Exercise goal
From the entries below, print exactly the span beginning with the line holding "Clone this chart in matplotlib." and ending with the line holding "couleurs = ['#4A7EBB', '#BE4B48', '#98B954', '#7D60A0']", endpoints included, and skip any pictures.

### Input material

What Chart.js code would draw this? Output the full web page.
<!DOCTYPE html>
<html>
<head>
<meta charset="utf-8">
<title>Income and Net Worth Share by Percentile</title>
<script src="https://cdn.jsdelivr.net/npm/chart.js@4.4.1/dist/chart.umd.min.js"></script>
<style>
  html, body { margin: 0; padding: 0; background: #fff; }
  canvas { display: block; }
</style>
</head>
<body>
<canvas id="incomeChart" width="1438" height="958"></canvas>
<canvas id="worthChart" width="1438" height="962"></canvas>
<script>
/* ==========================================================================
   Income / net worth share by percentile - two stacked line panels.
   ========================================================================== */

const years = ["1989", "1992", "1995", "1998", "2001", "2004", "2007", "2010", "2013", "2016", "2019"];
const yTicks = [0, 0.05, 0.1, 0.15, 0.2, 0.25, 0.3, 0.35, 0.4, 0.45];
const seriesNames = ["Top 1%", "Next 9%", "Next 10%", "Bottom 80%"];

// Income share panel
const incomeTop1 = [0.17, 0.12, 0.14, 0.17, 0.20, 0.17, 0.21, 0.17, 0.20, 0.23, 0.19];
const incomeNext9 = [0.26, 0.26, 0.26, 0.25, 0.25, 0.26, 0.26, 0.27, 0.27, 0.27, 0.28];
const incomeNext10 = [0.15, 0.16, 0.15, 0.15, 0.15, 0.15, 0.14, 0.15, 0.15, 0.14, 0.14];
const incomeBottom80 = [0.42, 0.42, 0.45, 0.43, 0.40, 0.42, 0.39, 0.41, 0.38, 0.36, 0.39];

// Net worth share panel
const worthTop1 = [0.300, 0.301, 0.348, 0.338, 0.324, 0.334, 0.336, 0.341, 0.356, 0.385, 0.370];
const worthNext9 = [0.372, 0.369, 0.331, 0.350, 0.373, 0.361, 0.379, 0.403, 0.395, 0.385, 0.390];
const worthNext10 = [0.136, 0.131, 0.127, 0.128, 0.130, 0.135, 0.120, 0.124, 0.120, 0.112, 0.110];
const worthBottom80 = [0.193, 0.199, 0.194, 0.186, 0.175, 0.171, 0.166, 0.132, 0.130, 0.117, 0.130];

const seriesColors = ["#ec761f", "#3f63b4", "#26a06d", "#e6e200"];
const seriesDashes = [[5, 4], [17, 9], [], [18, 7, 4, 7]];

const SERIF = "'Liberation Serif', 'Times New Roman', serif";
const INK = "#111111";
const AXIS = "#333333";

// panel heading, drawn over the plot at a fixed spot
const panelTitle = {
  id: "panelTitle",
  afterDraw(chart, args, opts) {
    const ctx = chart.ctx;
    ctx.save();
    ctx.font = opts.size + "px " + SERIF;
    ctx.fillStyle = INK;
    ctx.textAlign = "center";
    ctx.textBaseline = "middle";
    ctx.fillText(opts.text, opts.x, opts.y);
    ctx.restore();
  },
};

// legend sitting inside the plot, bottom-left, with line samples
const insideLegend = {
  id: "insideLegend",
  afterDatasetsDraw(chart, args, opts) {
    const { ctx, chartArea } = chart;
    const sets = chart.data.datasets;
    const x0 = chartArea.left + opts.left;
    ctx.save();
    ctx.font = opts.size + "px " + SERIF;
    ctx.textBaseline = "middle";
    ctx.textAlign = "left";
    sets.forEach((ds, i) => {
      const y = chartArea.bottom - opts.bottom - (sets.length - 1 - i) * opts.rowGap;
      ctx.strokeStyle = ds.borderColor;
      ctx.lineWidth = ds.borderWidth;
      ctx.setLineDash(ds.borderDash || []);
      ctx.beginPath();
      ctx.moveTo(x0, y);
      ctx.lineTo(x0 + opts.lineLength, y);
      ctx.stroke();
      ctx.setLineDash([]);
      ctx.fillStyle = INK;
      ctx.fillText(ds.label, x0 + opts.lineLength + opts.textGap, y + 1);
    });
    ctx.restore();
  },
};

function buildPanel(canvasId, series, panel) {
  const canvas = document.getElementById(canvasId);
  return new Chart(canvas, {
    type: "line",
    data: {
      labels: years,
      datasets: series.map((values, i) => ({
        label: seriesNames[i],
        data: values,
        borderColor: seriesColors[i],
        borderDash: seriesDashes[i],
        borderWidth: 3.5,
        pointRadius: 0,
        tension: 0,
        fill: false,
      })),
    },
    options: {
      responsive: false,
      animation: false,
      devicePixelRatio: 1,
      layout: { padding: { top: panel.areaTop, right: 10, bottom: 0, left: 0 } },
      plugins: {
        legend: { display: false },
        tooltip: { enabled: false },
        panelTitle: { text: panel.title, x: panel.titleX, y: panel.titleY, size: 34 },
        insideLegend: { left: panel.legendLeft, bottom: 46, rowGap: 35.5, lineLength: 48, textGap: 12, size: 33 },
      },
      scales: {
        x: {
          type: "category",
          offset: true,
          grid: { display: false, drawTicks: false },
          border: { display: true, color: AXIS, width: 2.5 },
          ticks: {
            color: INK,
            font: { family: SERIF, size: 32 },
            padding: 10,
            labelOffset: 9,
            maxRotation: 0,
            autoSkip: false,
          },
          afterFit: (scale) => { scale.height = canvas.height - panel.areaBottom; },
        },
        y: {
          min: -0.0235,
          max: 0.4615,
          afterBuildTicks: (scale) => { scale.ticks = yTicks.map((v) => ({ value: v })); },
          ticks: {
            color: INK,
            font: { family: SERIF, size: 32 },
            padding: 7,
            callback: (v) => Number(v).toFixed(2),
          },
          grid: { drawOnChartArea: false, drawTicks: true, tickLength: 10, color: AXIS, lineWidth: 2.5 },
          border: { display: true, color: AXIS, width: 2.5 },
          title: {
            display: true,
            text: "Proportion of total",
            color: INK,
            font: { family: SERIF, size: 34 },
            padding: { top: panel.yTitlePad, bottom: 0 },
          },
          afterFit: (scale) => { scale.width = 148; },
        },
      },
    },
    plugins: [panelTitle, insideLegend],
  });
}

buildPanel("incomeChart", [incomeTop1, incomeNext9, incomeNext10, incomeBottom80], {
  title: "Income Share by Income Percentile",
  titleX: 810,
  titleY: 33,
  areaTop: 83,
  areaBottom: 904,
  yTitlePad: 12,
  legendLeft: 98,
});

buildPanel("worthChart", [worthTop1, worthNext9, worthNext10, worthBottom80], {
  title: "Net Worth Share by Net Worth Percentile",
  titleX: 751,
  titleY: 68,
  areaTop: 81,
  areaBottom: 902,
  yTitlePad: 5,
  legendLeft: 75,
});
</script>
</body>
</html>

######
### Input material

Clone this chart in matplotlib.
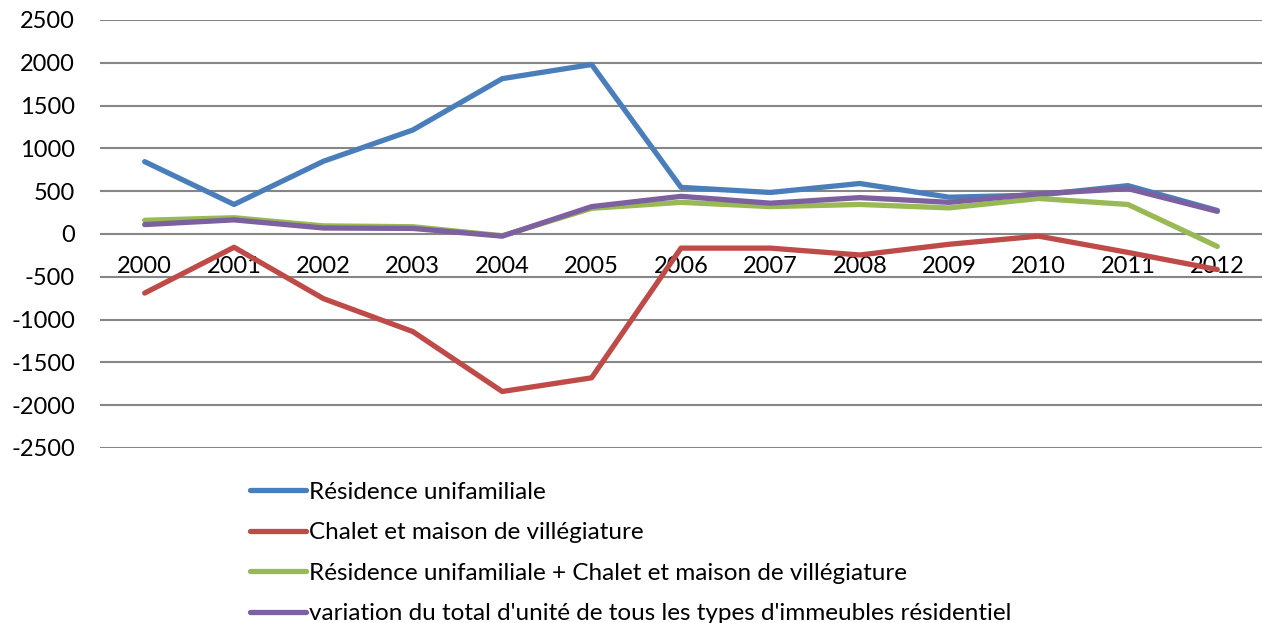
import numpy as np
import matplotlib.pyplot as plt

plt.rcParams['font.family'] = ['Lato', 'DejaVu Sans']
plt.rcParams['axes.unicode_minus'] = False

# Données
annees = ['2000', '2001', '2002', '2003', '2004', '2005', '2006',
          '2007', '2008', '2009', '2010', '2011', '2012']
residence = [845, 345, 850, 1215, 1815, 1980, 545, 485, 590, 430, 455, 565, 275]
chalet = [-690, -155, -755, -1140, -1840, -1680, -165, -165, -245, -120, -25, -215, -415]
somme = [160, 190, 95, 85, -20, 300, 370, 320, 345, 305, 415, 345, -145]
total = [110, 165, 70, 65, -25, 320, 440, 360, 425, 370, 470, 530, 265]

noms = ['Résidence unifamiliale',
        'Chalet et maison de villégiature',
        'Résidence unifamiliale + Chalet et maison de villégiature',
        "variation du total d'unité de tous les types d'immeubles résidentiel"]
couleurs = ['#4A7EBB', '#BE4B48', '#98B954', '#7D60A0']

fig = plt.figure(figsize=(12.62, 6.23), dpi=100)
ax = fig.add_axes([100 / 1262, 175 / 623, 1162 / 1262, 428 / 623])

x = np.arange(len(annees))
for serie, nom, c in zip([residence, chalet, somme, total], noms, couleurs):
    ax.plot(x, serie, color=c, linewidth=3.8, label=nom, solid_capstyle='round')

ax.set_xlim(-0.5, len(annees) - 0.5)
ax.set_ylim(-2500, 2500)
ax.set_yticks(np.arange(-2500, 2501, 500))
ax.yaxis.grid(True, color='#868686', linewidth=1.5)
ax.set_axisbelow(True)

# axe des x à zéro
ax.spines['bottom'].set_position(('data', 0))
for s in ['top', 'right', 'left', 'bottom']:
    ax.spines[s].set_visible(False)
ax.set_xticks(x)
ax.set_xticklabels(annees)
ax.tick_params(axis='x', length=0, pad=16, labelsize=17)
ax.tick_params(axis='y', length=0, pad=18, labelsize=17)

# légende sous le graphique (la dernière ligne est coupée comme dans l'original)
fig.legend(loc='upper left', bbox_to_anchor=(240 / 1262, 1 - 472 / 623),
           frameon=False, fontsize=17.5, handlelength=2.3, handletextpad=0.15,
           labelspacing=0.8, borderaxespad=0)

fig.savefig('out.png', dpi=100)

######

Exercise output
Clone this chart in matplotlib.
import numpy as np
import matplotlib.pyplot as plt

plt.rcParams['font.family'] = ['Lato', 'DejaVu Sans']
plt.rcParams['axes.unicode_minus'] = False

# Données
annees = ['2000', '2001', '2002', '2003', '2004', '2005', '2006',
          '2007', '2008', '2009', '2010', '2011', '2012']
residence = [845, 345, 850, 1215, 1815, 1980, 545, 485, 590, 430, 455, 565, 275]
chalet = [-690, -155, -755, -1140, -1840, -1680, -165, -165, -245, -120, -25, -215, -415]
somme = [160, 190, 95, 85, -20, 300, 370, 320, 345, 305, 415, 345, -145]
total = [110, 165, 70, 65, -25, 320, 440, 360, 425, 370, 470, 530, 265]

noms = ['Résidence unifamiliale',
        'Chalet et maison de villégiature',
        'Résidence unifamiliale + Chalet et maison de villégiature',
        "variation du total d'unité de tous les types d'immeubles résidentiel"]
couleurs = ['#4A7EBB', '#BE4B48', '#98B954', '#7D60A0']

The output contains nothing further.